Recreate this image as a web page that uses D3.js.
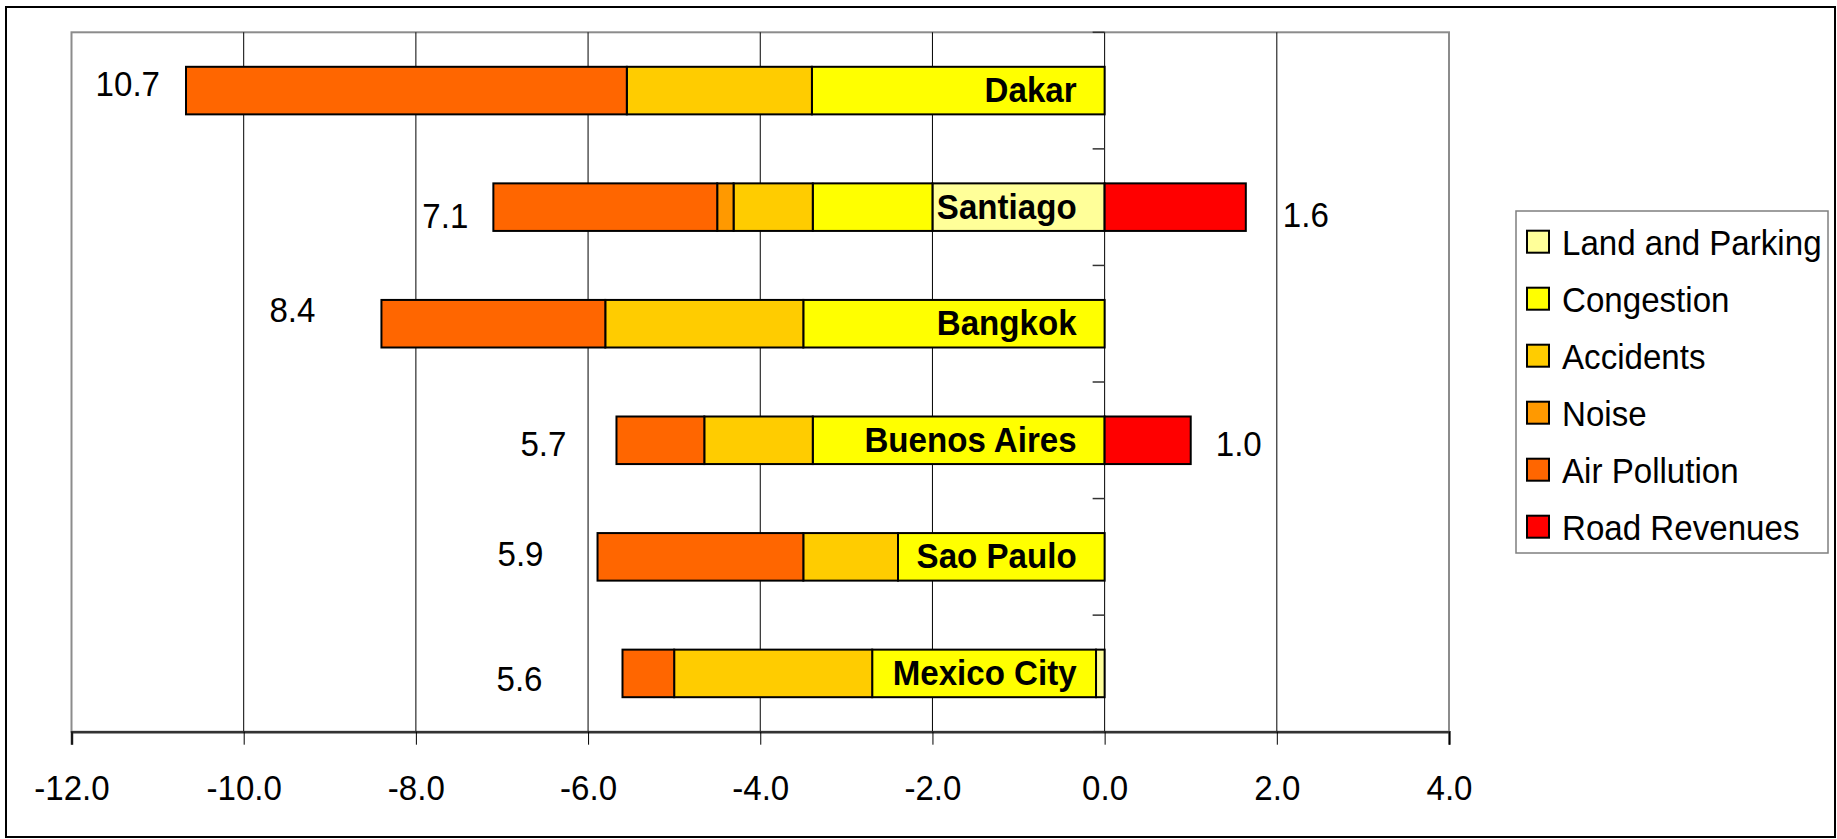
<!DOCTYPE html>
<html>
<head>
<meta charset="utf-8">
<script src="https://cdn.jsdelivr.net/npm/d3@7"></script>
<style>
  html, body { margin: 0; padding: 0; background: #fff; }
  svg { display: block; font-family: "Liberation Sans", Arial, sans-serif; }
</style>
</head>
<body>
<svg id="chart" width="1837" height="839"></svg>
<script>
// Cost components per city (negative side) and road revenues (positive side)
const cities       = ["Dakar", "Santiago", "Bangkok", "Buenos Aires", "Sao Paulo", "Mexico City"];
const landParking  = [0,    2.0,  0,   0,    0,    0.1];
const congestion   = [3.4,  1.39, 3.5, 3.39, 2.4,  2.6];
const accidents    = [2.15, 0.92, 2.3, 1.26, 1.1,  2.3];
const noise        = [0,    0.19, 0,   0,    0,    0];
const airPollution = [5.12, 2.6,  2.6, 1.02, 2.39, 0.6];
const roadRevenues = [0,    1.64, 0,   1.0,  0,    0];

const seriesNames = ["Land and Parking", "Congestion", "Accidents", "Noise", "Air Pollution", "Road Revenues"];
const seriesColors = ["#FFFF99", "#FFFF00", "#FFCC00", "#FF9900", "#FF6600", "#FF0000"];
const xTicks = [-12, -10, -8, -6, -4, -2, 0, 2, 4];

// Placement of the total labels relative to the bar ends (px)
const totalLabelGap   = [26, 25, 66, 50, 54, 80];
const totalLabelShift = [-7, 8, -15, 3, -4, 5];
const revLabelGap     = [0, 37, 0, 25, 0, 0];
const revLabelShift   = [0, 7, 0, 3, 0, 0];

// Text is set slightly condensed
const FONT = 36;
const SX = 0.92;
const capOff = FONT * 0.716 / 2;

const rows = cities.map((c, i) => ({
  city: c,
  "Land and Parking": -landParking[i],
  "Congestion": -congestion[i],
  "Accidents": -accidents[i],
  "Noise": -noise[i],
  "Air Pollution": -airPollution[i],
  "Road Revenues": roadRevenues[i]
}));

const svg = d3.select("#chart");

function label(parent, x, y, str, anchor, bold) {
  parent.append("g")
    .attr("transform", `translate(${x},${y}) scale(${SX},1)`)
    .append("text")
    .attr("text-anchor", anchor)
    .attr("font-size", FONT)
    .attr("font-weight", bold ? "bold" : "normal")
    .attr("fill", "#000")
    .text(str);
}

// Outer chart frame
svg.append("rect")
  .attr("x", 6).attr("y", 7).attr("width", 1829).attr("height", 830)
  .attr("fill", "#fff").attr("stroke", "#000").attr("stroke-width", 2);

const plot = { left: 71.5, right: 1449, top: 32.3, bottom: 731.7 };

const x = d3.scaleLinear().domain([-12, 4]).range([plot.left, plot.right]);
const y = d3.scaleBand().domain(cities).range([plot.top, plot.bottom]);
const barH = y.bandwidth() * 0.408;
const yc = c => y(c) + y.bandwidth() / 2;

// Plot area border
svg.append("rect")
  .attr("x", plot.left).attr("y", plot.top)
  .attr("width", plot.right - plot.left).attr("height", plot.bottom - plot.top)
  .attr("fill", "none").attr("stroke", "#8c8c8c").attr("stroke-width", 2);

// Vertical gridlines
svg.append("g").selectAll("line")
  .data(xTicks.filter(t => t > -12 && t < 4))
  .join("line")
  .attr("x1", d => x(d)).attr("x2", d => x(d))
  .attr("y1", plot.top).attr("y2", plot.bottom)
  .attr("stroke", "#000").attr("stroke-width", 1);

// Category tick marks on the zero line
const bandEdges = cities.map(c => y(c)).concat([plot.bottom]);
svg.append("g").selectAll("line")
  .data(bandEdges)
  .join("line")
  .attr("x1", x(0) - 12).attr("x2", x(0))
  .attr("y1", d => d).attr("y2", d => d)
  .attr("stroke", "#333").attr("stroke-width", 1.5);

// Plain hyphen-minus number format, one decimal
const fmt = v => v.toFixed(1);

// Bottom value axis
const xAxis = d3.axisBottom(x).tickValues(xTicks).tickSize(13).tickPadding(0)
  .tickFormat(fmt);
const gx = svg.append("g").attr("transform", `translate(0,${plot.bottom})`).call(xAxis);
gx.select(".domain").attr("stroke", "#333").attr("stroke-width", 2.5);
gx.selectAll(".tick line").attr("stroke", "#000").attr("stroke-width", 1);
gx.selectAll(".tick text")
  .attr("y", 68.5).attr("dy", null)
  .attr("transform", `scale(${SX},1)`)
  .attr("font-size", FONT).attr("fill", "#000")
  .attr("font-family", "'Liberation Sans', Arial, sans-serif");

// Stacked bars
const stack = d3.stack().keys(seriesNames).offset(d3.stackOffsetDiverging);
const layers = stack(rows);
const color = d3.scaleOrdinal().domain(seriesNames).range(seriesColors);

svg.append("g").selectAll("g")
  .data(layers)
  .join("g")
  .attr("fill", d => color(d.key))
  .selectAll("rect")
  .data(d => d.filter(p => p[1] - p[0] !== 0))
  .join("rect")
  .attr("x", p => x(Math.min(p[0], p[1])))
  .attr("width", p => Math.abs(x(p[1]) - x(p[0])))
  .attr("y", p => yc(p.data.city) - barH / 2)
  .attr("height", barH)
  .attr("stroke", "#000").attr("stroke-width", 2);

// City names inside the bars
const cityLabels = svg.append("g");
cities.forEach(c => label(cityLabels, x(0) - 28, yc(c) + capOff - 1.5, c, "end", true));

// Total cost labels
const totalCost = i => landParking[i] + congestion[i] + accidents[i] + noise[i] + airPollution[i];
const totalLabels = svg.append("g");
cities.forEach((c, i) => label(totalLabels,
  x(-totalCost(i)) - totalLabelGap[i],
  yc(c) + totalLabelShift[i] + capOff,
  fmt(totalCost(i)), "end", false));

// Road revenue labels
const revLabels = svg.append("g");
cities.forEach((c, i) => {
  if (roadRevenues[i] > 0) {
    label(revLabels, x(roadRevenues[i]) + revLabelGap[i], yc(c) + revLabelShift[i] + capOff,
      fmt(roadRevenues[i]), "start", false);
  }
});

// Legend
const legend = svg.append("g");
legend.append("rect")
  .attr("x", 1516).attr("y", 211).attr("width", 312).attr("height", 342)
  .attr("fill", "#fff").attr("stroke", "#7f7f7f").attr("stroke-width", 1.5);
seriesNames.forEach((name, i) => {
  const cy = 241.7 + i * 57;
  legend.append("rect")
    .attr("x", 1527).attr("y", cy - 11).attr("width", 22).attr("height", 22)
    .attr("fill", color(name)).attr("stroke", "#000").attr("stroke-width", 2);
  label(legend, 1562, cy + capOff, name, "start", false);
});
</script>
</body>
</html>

-=-=-

_Problem requirements:_
Print out the lines exactly, skipping any picture.

_Final result:_
Recreate this image as a web page that uses D3.js.
<!DOCTYPE html>
<html>
<head>
<meta charset="utf-8">
<script src="https://cdn.jsdelivr.net/npm/d3@7"></script>
<style>
  html, body { margin: 0; padding: 0; background: #fff; }
  svg { display: block; font-family: "Liberation Sans", Arial, sans-serif; }
</style>
</head>
<body>
<svg id="chart" width="1837" height="839"></svg>
<script>
// Cost components per city (negative side) and road revenues (positive side)
const cities       = ["Dakar", "Santiago", "Bangkok", "Buenos Aires", "Sao Paulo", "Mexico City"];
const landParking  = [0,    2.0,  0,   0,    0,    0.1];
const congestion   = [3.4,  1.39, 3.5, 3.39, 2.4,  2.6];
const accidents    = [2.15, 0.92, 2.3, 1.26, 1.1,  2.3];
const noise        = [0,    0.19, 0,   0,    0,    0];
const airPollution = [5.12, 2.6,  2.6, 1.02, 2.39, 0.6];
const roadRevenues = [0,    1.64, 0,   1.0,  0,    0];

const seriesNames = ["Land and Parking", "Congestion", "Accidents", "Noise", "Air Pollution", "Road Revenues"];
const seriesColors = ["#FFFF99", "#FFFF00", "#FFCC00", "#FF9900", "#FF6600", "#FF0000"];
const xTicks = [-12, -10, -8, -6, -4, -2, 0, 2, 4];

// Placement of the total labels relative to the bar ends (px)
const totalLabelGap   = [26, 25, 66, 50, 54, 80];
const totalLabelShift = [-7, 8, -15, 3, -4, 5];
const revLabelGap     = [0, 37, 0, 25, 0, 0];
const revLabelShift   = [0, 7, 0, 3, 0, 0];

// Text is set slightly condensed
const FONT = 36;
const SX = 0.92;
const capOff = FONT * 0.716 / 2;

const rows = cities.map((c, i) => ({
  city: c,
  "Land and Parking": -landParking[i],
  "Congestion": -congestion[i],
  "Accidents": -accidents[i],
  "Noise": -noise[i],
  "Air Pollution": -airPollution[i],
  "Road Revenues": roadRevenues[i]
}));

const svg = d3.select("#chart");

function label(parent, x, y, str, anchor, bold) {
  parent.append("g")
    .attr("transform", `translate(${x},${y}) scale(${SX},1)`)
    .append("text")
    .attr("text-anchor", anchor)
    .attr("font-size", FONT)
    .attr("font-weight", bold ? "bold" : "normal")
    .attr("fill", "#000")
    .text(str);
}

// Outer chart frame
svg.append("rect")
  .attr("x", 6).attr("y", 7).attr("width", 1829).attr("height", 830)
  .attr("fill", "#fff").attr("stroke", "#000").attr("stroke-width", 2);

const plot = { left: 71.5, right: 1449, top: 32.3, bottom: 731.7 };

const x = d3.scaleLinear().domain([-12, 4]).range([plot.left, plot.right]);
const y = d3.scaleBand().domain(cities).range([plot.top, plot.bottom]);
const barH = y.bandwidth() * 0.408;
const yc = c => y(c) + y.bandwidth() / 2;

// Plot area border
svg.append("rect")
  .attr("x", plot.left).attr("y", plot.top)
  .attr("width", plot.right - plot.left).attr("height", plot.bottom - plot.top)
  .attr("fill", "none").attr("stroke", "#8c8c8c").attr("stroke-width", 2);

// Vertical gridlines
svg.append("g").selectAll("line")
  .data(xTicks.filter(t => t > -12 && t < 4))
  .join("line")
  .attr("x1", d => x(d)).attr("x2", d => x(d))
  .attr("y1", plot.top).attr("y2", plot.bottom)
  .attr("stroke", "#000").attr("stroke-width", 1);

// Category tick marks on the zero line
const bandEdges = cities.map(c => y(c)).concat([plot.bottom]);
svg.append("g").selectAll("line")
  .data(bandEdges)
  .join("line")
  .attr("x1", x(0) - 12).attr("x2", x(0))
  .attr("y1", d => d).attr("y2", d => d)
  .attr("stroke", "#333").attr("stroke-width", 1.5);

// Plain hyphen-minus number format, one decimal
const fmt = v => v.toFixed(1);

// Bottom value axis
const xAxis = d3.axisBottom(x).tickValues(xTicks).tickSize(13).tickPadding(0)
  .tickFormat(fmt);
const gx = svg.append("g").attr("transform", `translate(0,${plot.bottom})`).call(xAxis);
gx.select(".domain").attr("stroke", "#333").attr("stroke-width", 2.5);
gx.selectAll(".tick line").attr("stroke", "#000").attr("stroke-width", 1);
gx.selectAll(".tick text")
  .attr("y", 68.5).attr("dy", null)
  .attr("transform", `scale(${SX},1)`)
  .attr("font-size", FONT).attr("fill", "#000")
  .attr("font-family", "'Liberation Sans', Arial, sans-serif");

// Stacked bars
const stack = d3.stack().keys(seriesNames).offset(d3.stackOffsetDiverging);
const layers = stack(rows);
const color = d3.scaleOrdinal().domain(seriesNames).range(seriesColors);

svg.append("g").selectAll("g")
  .data(layers)
  .join("g")
  .attr("fill", d => color(d.key))
  .selectAll("rect")
  .data(d => d.filter(p => p[1] - p[0] !== 0))
  .join("rect")
  .attr("x", p => x(Math.min(p[0], p[1])))
  .attr("width", p => Math.abs(x(p[1]) - x(p[0])))
  .attr("y", p => yc(p.data.city) - barH / 2)
  .attr("height", barH)
  .attr("stroke", "#000").attr("stroke-width", 2);

// City names inside the bars
const cityLabels = svg.append("g");
cities.forEach(c => label(cityLabels, x(0) - 28, yc(c) + capOff - 1.5, c, "end", true));

// Total cost labels
const totalCost = i => landParking[i] + congestion[i] + accidents[i] + noise[i] + airPollution[i];
const totalLabels = svg.append("g");
cities.forEach((c, i) => label(totalLabels,
  x(-totalCost(i)) - totalLabelGap[i],
  yc(c) + totalLabelShift[i] + capOff,
  fmt(totalCost(i)), "end", false));

// Road revenue labels
const revLabels = svg.append("g");
cities.forEach((c, i) => {
  if (roadRevenues[i] > 0) {
    label(revLabels, x(roadRevenues[i]) + revLabelGap[i], yc(c) + revLabelShift[i] + capOff,
      fmt(roadRevenues[i]), "start", false);
  }
});

// Legend
const legend = svg.append("g");
legend.append("rect")
  .attr("x", 1516).attr("y", 211).attr("width", 312).attr("height", 342)
  .attr("fill", "#fff").attr("stroke", "#7f7f7f").attr("stroke-width", 1.5);
seriesNames.forEach((name, i) => {
  const cy = 241.7 + i * 57;
  legend.append("rect")
    .attr("x", 1527).attr("y", cy - 11).attr("width", 22).attr("height", 22)
    .attr("fill", color(name)).attr("stroke", "#000").attr("stroke-width", 2);
  label(legend, 1562, cy + capOff, name, "start", false);
});
</script>
</body>
</html>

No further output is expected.